— BEGIN —

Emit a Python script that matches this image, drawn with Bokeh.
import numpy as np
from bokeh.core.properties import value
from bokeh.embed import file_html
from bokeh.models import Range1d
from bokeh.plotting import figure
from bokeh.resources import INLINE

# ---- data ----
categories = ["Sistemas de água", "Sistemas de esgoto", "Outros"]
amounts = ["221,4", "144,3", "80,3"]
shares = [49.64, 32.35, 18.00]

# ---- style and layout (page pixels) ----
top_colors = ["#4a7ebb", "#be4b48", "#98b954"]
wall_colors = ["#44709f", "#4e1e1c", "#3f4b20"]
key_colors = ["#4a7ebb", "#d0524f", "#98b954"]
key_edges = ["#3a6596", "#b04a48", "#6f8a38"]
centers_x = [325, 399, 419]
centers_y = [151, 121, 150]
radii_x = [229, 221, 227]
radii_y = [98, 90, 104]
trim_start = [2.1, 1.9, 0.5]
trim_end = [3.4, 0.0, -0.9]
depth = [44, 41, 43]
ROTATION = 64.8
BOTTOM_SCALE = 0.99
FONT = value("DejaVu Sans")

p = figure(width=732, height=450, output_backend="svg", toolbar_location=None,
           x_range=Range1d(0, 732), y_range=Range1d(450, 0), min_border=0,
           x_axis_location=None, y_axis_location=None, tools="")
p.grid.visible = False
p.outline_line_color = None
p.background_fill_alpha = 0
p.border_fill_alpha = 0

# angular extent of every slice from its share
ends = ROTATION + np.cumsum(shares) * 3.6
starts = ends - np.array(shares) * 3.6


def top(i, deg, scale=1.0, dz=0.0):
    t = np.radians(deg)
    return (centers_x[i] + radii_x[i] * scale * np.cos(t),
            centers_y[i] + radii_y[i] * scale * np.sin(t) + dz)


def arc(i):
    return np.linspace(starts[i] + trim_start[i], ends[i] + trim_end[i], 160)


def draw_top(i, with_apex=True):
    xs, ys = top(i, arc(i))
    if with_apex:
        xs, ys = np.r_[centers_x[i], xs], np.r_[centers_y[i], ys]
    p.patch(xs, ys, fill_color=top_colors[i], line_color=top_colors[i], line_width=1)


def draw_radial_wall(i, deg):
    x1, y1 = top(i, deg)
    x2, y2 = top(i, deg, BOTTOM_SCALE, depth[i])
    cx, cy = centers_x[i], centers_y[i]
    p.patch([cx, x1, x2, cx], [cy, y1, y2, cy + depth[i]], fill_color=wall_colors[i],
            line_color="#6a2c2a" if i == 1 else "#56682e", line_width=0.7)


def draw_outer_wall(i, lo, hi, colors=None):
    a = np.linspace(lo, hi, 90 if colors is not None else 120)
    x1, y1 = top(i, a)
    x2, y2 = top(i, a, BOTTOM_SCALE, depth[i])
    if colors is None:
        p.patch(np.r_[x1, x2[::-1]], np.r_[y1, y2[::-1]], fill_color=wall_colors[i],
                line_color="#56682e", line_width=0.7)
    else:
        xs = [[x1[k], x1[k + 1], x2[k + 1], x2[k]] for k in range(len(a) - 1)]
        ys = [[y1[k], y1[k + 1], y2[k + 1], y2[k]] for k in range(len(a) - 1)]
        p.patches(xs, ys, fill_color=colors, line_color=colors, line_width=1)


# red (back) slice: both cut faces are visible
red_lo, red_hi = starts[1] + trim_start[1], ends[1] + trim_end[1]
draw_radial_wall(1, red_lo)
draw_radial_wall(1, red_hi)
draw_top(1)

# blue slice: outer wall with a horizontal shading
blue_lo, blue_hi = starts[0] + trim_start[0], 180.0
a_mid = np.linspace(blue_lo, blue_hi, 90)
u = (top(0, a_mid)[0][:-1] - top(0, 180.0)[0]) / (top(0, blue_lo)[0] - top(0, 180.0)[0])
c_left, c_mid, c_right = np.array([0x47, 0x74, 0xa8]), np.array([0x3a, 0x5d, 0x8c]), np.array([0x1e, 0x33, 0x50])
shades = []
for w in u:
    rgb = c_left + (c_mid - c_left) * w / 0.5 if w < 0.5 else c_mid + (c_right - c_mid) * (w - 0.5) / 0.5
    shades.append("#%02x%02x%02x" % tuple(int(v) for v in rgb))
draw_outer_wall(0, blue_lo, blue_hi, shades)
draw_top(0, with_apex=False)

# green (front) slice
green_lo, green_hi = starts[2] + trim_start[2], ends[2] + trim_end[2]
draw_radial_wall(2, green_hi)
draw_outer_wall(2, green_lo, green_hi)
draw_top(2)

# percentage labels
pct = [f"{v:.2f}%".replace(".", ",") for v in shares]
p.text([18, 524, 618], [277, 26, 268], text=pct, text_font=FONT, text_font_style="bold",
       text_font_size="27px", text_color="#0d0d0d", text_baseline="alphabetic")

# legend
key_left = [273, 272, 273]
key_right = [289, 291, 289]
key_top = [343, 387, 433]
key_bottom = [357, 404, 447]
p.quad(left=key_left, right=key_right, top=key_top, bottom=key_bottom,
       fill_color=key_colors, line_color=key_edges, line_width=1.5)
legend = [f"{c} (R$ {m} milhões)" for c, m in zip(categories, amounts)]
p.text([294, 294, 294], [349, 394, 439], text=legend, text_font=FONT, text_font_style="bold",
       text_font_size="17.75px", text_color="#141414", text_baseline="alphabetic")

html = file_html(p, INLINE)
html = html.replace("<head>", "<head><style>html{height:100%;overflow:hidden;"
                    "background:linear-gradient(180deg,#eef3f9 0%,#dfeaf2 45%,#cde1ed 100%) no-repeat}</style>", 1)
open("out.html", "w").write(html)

— END —
— BEGIN —

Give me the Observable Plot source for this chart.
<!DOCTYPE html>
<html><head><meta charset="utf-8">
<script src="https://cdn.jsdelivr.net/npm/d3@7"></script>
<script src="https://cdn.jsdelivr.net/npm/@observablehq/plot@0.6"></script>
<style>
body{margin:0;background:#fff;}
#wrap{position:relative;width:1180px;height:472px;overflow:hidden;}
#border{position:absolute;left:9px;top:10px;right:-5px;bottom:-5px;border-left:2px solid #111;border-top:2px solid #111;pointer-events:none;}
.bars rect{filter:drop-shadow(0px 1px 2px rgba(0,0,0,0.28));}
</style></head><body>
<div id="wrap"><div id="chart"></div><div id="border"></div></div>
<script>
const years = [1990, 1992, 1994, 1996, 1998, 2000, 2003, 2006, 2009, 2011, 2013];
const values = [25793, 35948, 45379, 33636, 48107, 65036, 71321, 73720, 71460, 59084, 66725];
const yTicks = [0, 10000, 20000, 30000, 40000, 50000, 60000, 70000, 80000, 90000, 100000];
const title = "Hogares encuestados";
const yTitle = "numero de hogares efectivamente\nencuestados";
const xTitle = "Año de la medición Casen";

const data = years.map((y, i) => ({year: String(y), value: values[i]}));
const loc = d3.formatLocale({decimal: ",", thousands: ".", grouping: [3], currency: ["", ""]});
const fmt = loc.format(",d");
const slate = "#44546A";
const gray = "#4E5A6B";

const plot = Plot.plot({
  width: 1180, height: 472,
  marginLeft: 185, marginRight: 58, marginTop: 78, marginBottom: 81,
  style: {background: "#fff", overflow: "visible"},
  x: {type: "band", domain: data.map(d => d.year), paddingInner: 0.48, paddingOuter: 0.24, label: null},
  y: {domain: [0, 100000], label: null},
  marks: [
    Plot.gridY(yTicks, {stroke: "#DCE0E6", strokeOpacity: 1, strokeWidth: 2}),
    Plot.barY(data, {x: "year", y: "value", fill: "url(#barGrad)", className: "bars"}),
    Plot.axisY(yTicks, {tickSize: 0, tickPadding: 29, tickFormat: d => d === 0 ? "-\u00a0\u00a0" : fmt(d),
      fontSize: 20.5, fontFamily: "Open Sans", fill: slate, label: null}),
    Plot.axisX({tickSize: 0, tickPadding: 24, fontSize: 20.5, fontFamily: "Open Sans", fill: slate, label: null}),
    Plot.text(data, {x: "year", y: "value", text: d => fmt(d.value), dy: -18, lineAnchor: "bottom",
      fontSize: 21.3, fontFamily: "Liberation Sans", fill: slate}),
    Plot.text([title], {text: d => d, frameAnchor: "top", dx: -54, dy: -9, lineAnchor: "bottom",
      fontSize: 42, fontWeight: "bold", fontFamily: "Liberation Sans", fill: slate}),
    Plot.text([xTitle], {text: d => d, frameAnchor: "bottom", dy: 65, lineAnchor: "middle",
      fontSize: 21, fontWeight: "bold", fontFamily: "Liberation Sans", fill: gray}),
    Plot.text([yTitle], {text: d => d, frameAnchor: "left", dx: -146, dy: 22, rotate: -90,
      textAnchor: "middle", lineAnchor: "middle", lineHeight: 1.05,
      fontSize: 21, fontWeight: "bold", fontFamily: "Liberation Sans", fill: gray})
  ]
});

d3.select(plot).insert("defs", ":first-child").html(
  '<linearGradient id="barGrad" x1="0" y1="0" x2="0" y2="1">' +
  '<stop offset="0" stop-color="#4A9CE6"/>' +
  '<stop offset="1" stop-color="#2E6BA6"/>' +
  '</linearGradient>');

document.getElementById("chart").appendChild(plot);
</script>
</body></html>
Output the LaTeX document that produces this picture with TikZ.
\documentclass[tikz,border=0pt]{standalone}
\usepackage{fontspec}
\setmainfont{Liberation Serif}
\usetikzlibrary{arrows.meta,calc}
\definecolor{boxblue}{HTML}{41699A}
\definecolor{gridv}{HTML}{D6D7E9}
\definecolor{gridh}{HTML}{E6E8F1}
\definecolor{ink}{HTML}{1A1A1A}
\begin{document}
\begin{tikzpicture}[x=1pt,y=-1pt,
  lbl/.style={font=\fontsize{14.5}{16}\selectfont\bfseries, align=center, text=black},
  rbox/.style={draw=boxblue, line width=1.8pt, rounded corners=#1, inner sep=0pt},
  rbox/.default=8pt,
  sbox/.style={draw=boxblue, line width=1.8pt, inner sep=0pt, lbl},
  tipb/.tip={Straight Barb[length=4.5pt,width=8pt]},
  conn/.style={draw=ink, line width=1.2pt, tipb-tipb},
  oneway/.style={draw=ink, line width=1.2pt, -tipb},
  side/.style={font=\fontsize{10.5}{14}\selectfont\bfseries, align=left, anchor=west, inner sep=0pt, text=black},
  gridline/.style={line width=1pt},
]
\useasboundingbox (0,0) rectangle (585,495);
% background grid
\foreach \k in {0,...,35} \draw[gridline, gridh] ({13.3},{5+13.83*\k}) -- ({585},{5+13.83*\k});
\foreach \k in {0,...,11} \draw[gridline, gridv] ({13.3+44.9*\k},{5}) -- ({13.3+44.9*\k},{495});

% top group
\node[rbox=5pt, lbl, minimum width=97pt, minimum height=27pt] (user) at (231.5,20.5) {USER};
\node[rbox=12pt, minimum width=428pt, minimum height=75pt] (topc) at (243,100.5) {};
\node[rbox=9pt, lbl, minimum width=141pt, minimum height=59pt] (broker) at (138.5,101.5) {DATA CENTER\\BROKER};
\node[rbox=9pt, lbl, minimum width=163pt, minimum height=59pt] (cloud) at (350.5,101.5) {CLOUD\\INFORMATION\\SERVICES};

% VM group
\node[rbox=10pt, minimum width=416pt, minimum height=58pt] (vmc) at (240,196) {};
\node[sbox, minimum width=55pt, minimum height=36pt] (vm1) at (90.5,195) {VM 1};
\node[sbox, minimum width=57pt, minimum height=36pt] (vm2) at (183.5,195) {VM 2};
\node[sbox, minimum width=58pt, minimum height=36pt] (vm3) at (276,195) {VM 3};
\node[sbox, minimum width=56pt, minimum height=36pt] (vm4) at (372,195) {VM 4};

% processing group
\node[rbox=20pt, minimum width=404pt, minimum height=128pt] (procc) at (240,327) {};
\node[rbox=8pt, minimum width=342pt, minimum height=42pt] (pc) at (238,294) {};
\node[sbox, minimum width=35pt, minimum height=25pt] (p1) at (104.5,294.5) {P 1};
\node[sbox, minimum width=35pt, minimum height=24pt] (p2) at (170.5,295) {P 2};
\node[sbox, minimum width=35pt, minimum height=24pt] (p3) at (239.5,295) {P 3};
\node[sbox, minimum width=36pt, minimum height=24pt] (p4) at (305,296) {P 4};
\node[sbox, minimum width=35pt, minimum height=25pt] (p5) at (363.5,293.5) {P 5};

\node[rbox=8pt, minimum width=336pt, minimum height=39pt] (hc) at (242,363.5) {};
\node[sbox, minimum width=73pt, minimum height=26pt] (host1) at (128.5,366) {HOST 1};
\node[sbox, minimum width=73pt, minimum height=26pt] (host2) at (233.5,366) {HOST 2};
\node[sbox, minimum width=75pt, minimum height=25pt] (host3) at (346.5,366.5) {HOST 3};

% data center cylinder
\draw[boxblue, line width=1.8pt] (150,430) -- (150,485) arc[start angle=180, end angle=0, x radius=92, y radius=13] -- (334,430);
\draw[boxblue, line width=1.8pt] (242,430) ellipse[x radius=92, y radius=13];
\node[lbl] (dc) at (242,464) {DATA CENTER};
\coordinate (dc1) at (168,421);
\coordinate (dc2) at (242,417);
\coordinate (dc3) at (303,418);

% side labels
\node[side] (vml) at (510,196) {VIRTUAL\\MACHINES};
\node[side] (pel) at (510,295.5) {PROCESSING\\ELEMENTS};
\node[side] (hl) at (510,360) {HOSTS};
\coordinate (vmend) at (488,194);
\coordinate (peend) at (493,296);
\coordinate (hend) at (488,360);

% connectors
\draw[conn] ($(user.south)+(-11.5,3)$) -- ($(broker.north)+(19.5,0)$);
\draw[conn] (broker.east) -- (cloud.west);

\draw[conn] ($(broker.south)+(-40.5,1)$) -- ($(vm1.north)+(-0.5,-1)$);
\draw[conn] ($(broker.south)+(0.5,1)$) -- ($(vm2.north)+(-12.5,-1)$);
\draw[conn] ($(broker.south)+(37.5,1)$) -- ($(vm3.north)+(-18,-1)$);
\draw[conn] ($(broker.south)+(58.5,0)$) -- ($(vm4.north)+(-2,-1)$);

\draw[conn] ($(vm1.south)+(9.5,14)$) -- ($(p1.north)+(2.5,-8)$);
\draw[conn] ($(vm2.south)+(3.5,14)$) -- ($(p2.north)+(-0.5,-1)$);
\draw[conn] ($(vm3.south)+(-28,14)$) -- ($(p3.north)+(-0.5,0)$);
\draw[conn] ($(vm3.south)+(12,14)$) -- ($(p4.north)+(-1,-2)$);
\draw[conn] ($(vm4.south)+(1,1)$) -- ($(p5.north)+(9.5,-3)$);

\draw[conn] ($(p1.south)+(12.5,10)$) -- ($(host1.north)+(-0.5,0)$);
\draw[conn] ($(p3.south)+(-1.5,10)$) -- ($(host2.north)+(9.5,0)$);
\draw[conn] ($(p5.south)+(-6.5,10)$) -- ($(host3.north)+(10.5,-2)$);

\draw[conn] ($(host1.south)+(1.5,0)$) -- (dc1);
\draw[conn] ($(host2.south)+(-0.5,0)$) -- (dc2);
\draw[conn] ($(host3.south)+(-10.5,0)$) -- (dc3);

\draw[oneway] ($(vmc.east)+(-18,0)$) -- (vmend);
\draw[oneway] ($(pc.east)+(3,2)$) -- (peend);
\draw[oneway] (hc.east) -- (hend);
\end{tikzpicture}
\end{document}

— END —

Among the lines of the data above, determine how many contain the word "chart". Report the number alone.

--- Response below ---
3